:: WHAT THE EXERCISE ASKS ::
Will you output the lines between the ones holding "Write the Bokeh code for this chart." and "from bokeh.core.properties import value", inclusive, exactly as they stand, and only those lines, with the pictures left out?

--- start MATERIAL FOR THIS TASK ---

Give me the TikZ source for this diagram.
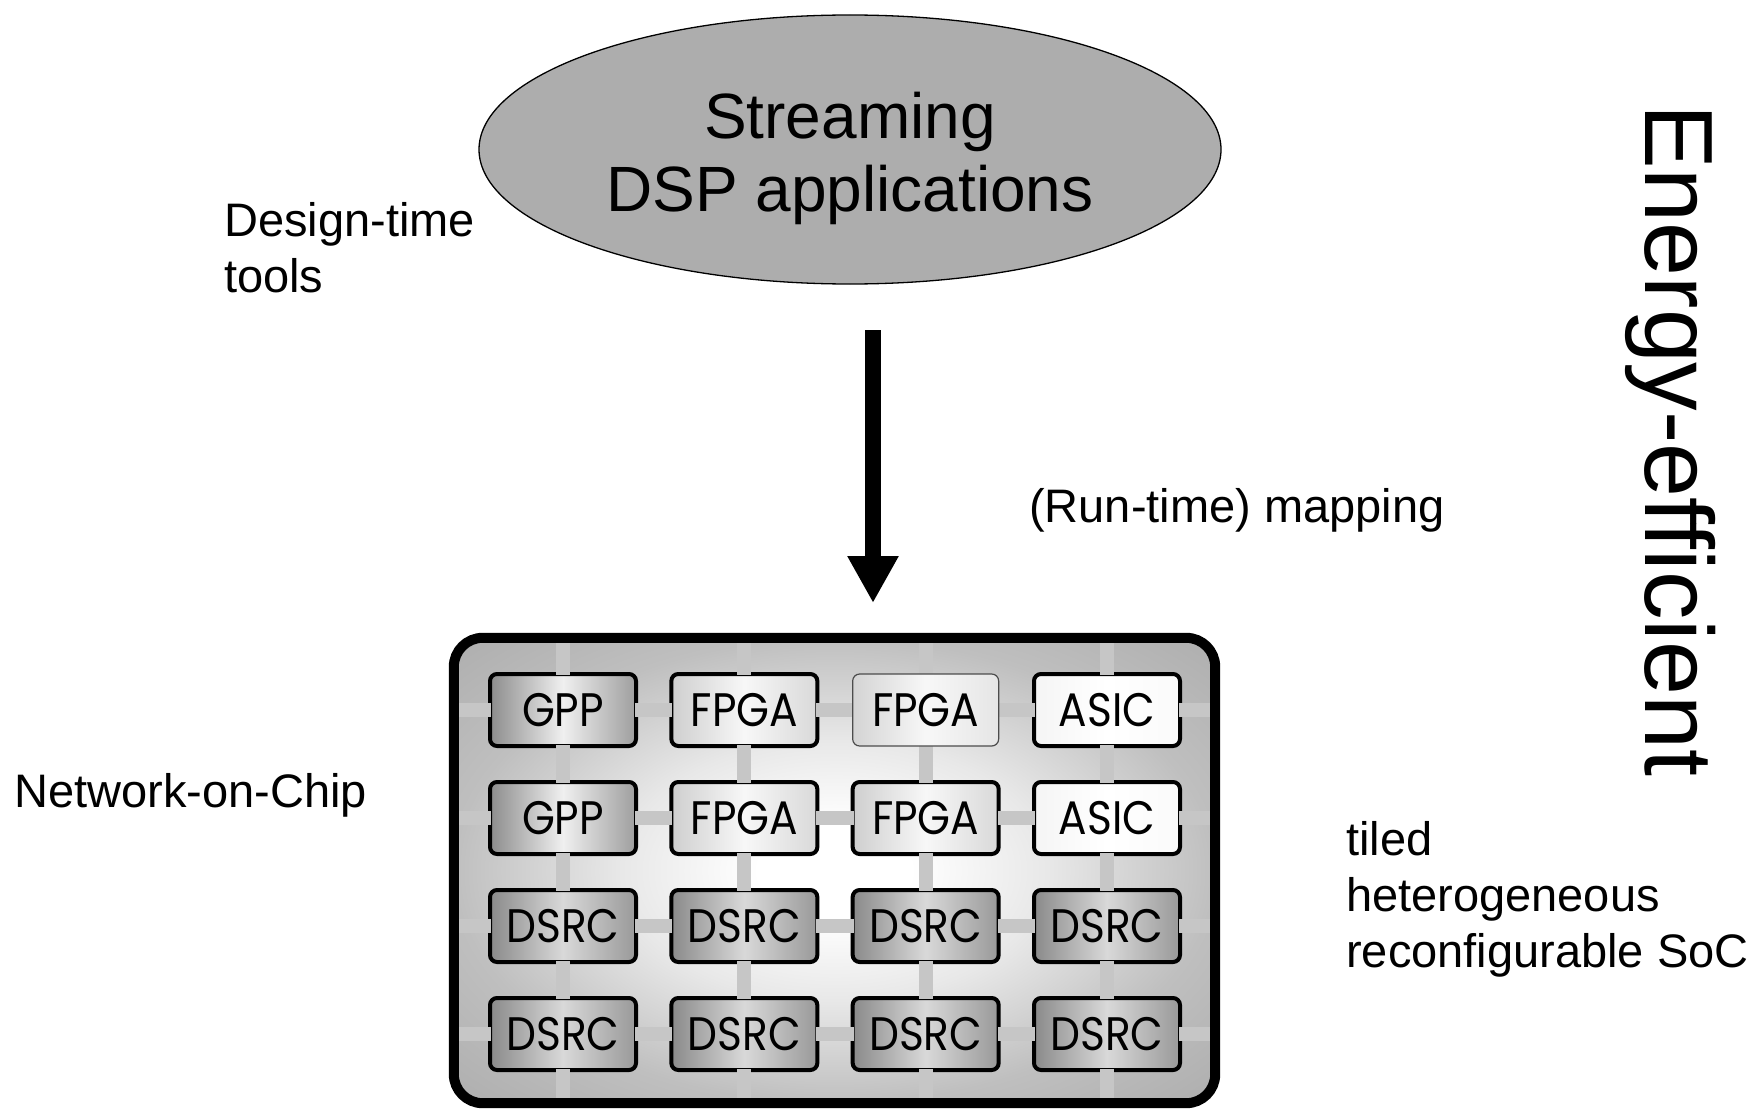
\documentclass[tikz,border=0pt]{standalone}
\usepackage{fontspec}
\setmainfont{Liberation Sans}
\newfontfamily\tilefont[FakeStretch=0.9]{Poppins}
\usetikzlibrary{shapes.geometric,arrows.meta}

\definecolor{appfill}{HTML}{ADADAD}
\definecolor{linkgray}{HTML}{C6C6C6}
\definecolor{chipedge}{HTML}{BFBFBF}
\definecolor{chipcorner}{HTML}{ADADAD}
\definecolor{chipmid}{HTML}{E8E8E8}

% soft glow in the middle of the die
\pgfdeclareradialshading{chipglow}{\pgfpoint{0bp}{0bp}}{%
  color(0bp)=(white); color(5bp)=(white); color(14bp)=(chipmid);
  color(25bp)=(chipedge); color(36bp)=(chipcorner); color(50bp)=(chipcorner)}

\tikzset{
  lbl/.style={font=\fontsize{47}{56}\selectfont, inner sep=0pt, align=left, anchor=base west},
  appell/.style={ellipse, draw=black, line width=1.3pt, fill=appfill,
    minimum width=742pt, minimum height=269pt, inner sep=0pt},
  apptext/.style={font=\fontsize{64}{73}\selectfont, align=center, inner sep=0pt},
  maparrow/.style={line width=16pt, -{Triangle[length=47pt,width=48pt]}},
  link/.style={draw=linkgray, line width=14pt},
  notch/.style={fill=linkgray},
  tilebox/.style={draw=black, line width=4pt, rounded corners=7pt,
    minimum width=146pt, minimum height=72pt, inner sep=0pt,
    font=\tilefont\fontsize{47}{47}\selectfont},
  gpptile/.style={tilebox, left color=black!45, right color=black!38, middle color=black!6},
  fpgatile/.style={tilebox, left color=black!19, right color=black!15, middle color=black!3},
  fpgathin/.style={tilebox, line width=1.2pt, draw=black!70,
    left color=black!17, right color=black!10, middle color=black!3},
  asictile/.style={tilebox, left color=black!4, right color=black!2, middle color=white},
  dsrctile/.style={tilebox, left color=black!46, right color=black!40, middle color=black!15},
  chipborder/.style={draw=black, line width=10pt, rounded corners=29pt},
}

\begin{document}
\begin{tikzpicture}[x=1pt, y=-1pt]
\useasboundingbox[fill=white] (0,0) rectangle (1760,1110);

% application ellipse
\node[appell] (app) at (850,149.5) {};
\node[apptext] (apptxt) at (850,158) {Streaming\\DSP applications};

% side labels (multi-line labels are anchored on their last baseline)
\node[lbl] (design) at (224,292) {Design-time\\tools};
\node[lbl] (runtime) at (1029,522) {(Run-time) mapping};
\node[lbl] (noc) at (14,807) {Network-on-Chip};
\node[lbl] (soc) at (1346,967) {tiled\\heterogeneous\\reconfigurable SoC};
\node[font=\fontsize{97}{97}\selectfont, inner sep=0pt, anchor=base west, rotate=-90]
  (energy) at (1645,104) {Energy-efficient};

% mapping arrow
\coordinate (mapfrom) at (873,330);
\coordinate (mapto) at (873,603);
\draw[maparrow] (mapfrom) -- (mapto);

% die background
\node[shading=chipglow, rounded corners=29pt, minimum width=761pt, minimum height=465pt,
  inner sep=0pt] (chip) at (834.5,870.5) {};

% tile centres
\foreach \r in {1,...,4}
  \foreach \c in {1,...,4}
    \coordinate (p\r\c) at ({563+181.33*(\c-1)},{710+108*(\r-1)});

% network links
\foreach \c in {1,...,4}
  \draw[link] (p1\c |- chip.north) -- (p4\c |- chip.south);
\foreach \r in {1,...,4}
  \draw[link] (chip.west |- p\r1) -- (chip.east |- p\r4);

% processing tiles
\foreach \r/\c/\s/\t in {
  1/1/gpptile/GPP, 1/2/fpgatile/FPGA, 1/3/fpgathin/FPGA, 1/4/asictile/ASIC,
  2/1/gpptile/GPP, 2/2/fpgatile/FPGA, 2/3/fpgatile/FPGA, 2/4/asictile/ASIC,
  3/1/dsrctile/DSRC, 3/2/dsrctile/DSRC, 3/3/dsrctile/DSRC, 3/4/dsrctile/DSRC,
  4/1/dsrctile/DSRC, 4/2/dsrctile/DSRC, 4/3/dsrctile/DSRC, 4/4/dsrctile/DSRC}
  \node[\s] (t\r\c) at (p\r\c) {\t};

% link ports through the tile borders
\foreach \r/\c in {1/1,1/2,1/4,2/1,2/2,2/3,2/4,3/1,3/2,3/3,3/4,4/1,4/2,4/3,4/4} {
  \fill[notch] ([xshift=-7pt,yshift=-3pt]t\r\c.north) rectangle ([xshift=7pt,yshift=3pt]t\r\c.north);
  \fill[notch] ([xshift=-7pt,yshift=-3pt]t\r\c.south) rectangle ([xshift=7pt,yshift=3pt]t\r\c.south);
  \fill[notch] ([xshift=-3pt,yshift=-7pt]t\r\c.west) rectangle ([xshift=3pt,yshift=7pt]t\r\c.west);
  \fill[notch] ([xshift=-3pt,yshift=-7pt]t\r\c.east) rectangle ([xshift=3pt,yshift=7pt]t\r\c.east);
}

% die outline
\draw[chipborder] (chip.south west) rectangle (chip.north east);
\end{tikzpicture}
\end{document}
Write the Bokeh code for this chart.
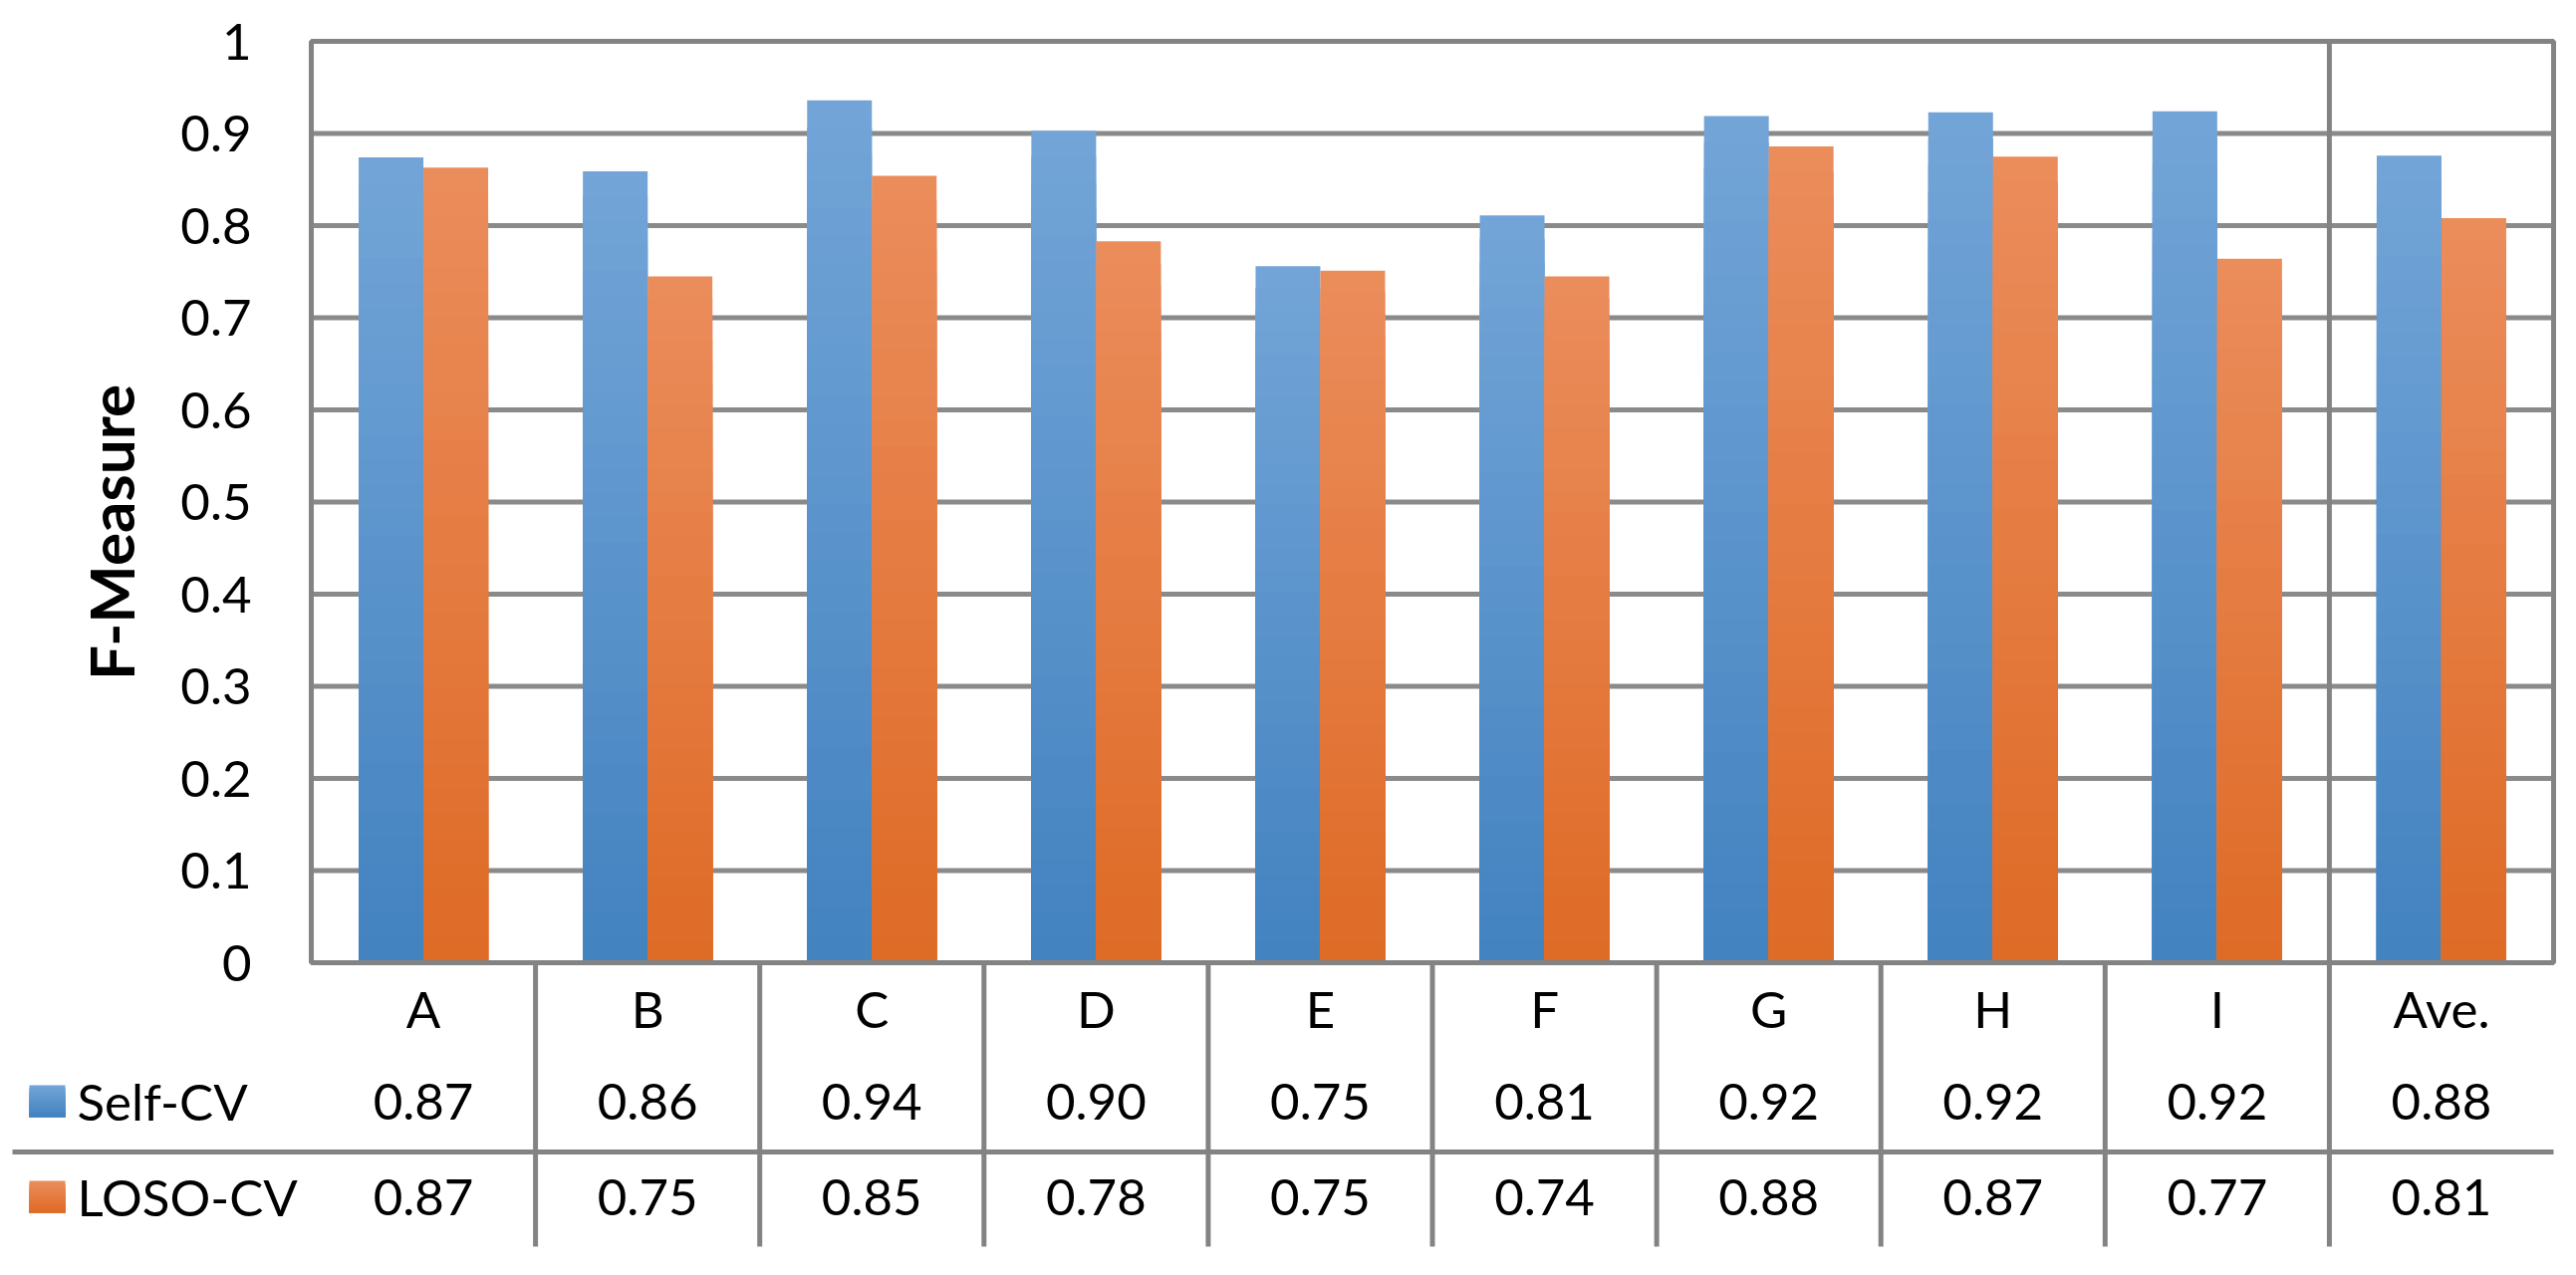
import math
from bokeh.plotting import figure
from bokeh.models import Range1d, ColumnDataSource
from bokeh.embed import file_html
from bokeh.resources import INLINE
from bokeh.core.properties import value

# ---------------- data ----------------
categories = ["A", "B", "C", "D", "E", "F", "G", "H", "I", "Ave."]
self_cv = [0.874, 0.859, 0.936, 0.903, 0.756, 0.811, 0.919, 0.923, 0.924, 0.876]
loso_cv = [0.863, 0.745, 0.854, 0.783, 0.751, 0.745, 0.886, 0.875, 0.764, 0.808]
self_cv_labels = ["0.87", "0.86", "0.94", "0.90", "0.75", "0.81", "0.92", "0.92", "0.92", "0.88"]
loso_cv_labels = ["0.87", "0.75", "0.85", "0.78", "0.75", "0.74", "0.88", "0.87", "0.77", "0.81"]
series_names = ["Self-CV", "LOSO-CV"]
y_ticks = [0, 0.1, 0.2, 0.3, 0.4, 0.5, 0.6, 0.7, 0.8, 0.9, 1.0]
y_tick_labels = ["0", "0.1", "0.2", "0.3", "0.4", "0.5", "0.6", "0.7", "0.8", "0.9", "1"]
y_title = "F-Measure"

# ---------------- style / geometry ----------------
FONT = "Lato"
FS = "51px"
GRID = "#8a8a8a"
FRAME = "#838383"
BLUE = ("#73a5d7", "#4282c0")
ORANGE = ("#eb8d5c", "#de6a25")
LW = 5

W, H = 2570, 1264           # canvas (page offset 8px)
NCAT = len(categories)
X0_PAGE, X1_PAGE = 320, 2571  # plot frame left / right (page px)
Y0_PAGE, Y1_PAGE = 974, 49    # value 0 / value 1 (page px)
PPU = (X1_PAGE - X0_PAGE) / NCAT
PPY = (Y0_PAGE - Y1_PAGE)


def px(page_x):
    return (page_x - X0_PAGE) / PPU


def py(page_y):
    return (Y0_PAGE - page_y) / PPY


BW = 65 / PPU
NSTEP = 32


def hex2rgb(h):
    h = h.lstrip("#")
    return tuple(int(h[i:i + 2], 16) for i in (0, 2, 4))


def lerp(c1, c2, t):
    a, b = hex2rgb(c1), hex2rgb(c2)
    return "#%02x%02x%02x" % tuple(round(a[i] + (b[i] - a[i]) * t) for i in range(3))


def gradient_bars(xs, vals, colors):
    x, top, col = [], [], []
    for k in range(NSTEP):
        c = lerp(colors[0], colors[1], (k + 0.5) / NSTEP)
        for xi, v in zip(xs, vals):
            x.append(xi)
            top.append(v * (1 - k / NSTEP))
            col.append(c)
    return ColumnDataSource(dict(x=x, top=top, color=col))


p = figure(width=W, height=H,
           x_range=Range1d(px(8), px(8 + W)), y_range=Range1d(py(8 + H), py(8)),
           output_backend="svg", toolbar_location=None, title=None,
           x_axis_location=None, y_axis_location=None,
           min_border_left=0, min_border_right=0, min_border_top=0, min_border_bottom=0)
p.grid.visible = False
p.outline_line_color = None

# gridlines
p.segment(x0=0, x1=NCAT, y0=y_ticks, y1=y_ticks, line_color=GRID, line_width=LW)

# bars
centers = [i + 0.5 for i in range(NCAT)]
p.vbar(x="x", top="top", bottom=0, width=BW, fill_color="color", line_color=None,
       source=gradient_bars([c - BW / 2 for c in centers], self_cv, BLUE))
p.vbar(x="x", top="top", bottom=0, width=BW, fill_color="color", line_color=None,
       source=gradient_bars([c + BW / 2 for c in centers], loso_cv, ORANGE))

# plot frame and the separator before the average
p.quad(left=[0], right=[NCAT], bottom=[y_ticks[0]], top=[y_ticks[-1]],
       fill_color=None, line_color=FRAME, line_width=LW)
p.segment(x0=[NCAT - 1], x1=[NCAT - 1], y0=[y_ticks[0]], y1=[y_ticks[-1]],
          line_color=FRAME, line_width=LW)

# y tick labels and title
txt = dict(text_font=value(FONT), text_font_size=value(FS), text_color="black")
p.text(x=[px(260)] * len(y_ticks), y=y_ticks, text=y_tick_labels,
       text_align="right", text_baseline="middle", **txt)
p.text(x=[px(118)], y=[py(542)], text=[y_title], angle=math.pi / 2,
       text_font=value(FONT), text_font_size=value("62px"), text_font_style="bold",
       text_color="black", text_align="center", text_baseline="alphabetic")

# data table
ROW_CAT, ROW_SELF, ROW_LOSO = py(1020), py(1113), py(1209)
p.segment(x0=list(range(1, NCAT)), x1=list(range(1, NCAT)), y0=0, y1=py(1259),
          line_color=FRAME, line_width=LW)
p.segment(x0=[px(20)], x1=[NCAT], y0=[py(1164)], y1=[py(1164)], line_color=FRAME, line_width=LW)

p.text(x=centers, y=[ROW_CAT] * NCAT, text=categories, text_align="center", text_baseline="middle", **txt)
p.text(x=centers, y=[ROW_SELF] * NCAT, text=self_cv_labels, text_align="center", text_baseline="middle", **txt)
p.text(x=centers, y=[ROW_LOSO] * NCAT, text=loso_cv_labels, text_align="center", text_baseline="middle", **txt)

# legend keys
for name, row, colors in ((series_names[0], ROW_SELF, BLUE), (series_names[1], ROW_LOSO, ORANGE)):
    half = 16 / PPY
    sq_top, sq_bot = row + half, row - half
    n = 12
    tops = [sq_top - (sq_top - sq_bot) * k / n for k in range(n)]
    cols = [lerp(colors[0], colors[1], (k + 0.5) / n) for k in range(n)]
    p.quad(left=[px(37)] * n, right=[px(73)] * n, top=tops, bottom=[sq_bot] * n,
           fill_color=cols, line_color=None)
    p.text(x=[px(85)], y=[row], text=[name], text_align="left", text_baseline="middle", **txt)

open("out.html", "w").write(file_html(p, INLINE))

--- end MATERIAL FOR THIS TASK ---

:: TASK ANSWER ::
Write the Bokeh code for this chart.
import math
from bokeh.plotting import figure
from bokeh.models import Range1d, ColumnDataSource
from bokeh.embed import file_html
from bokeh.resources import INLINE
from bokeh.core.properties import value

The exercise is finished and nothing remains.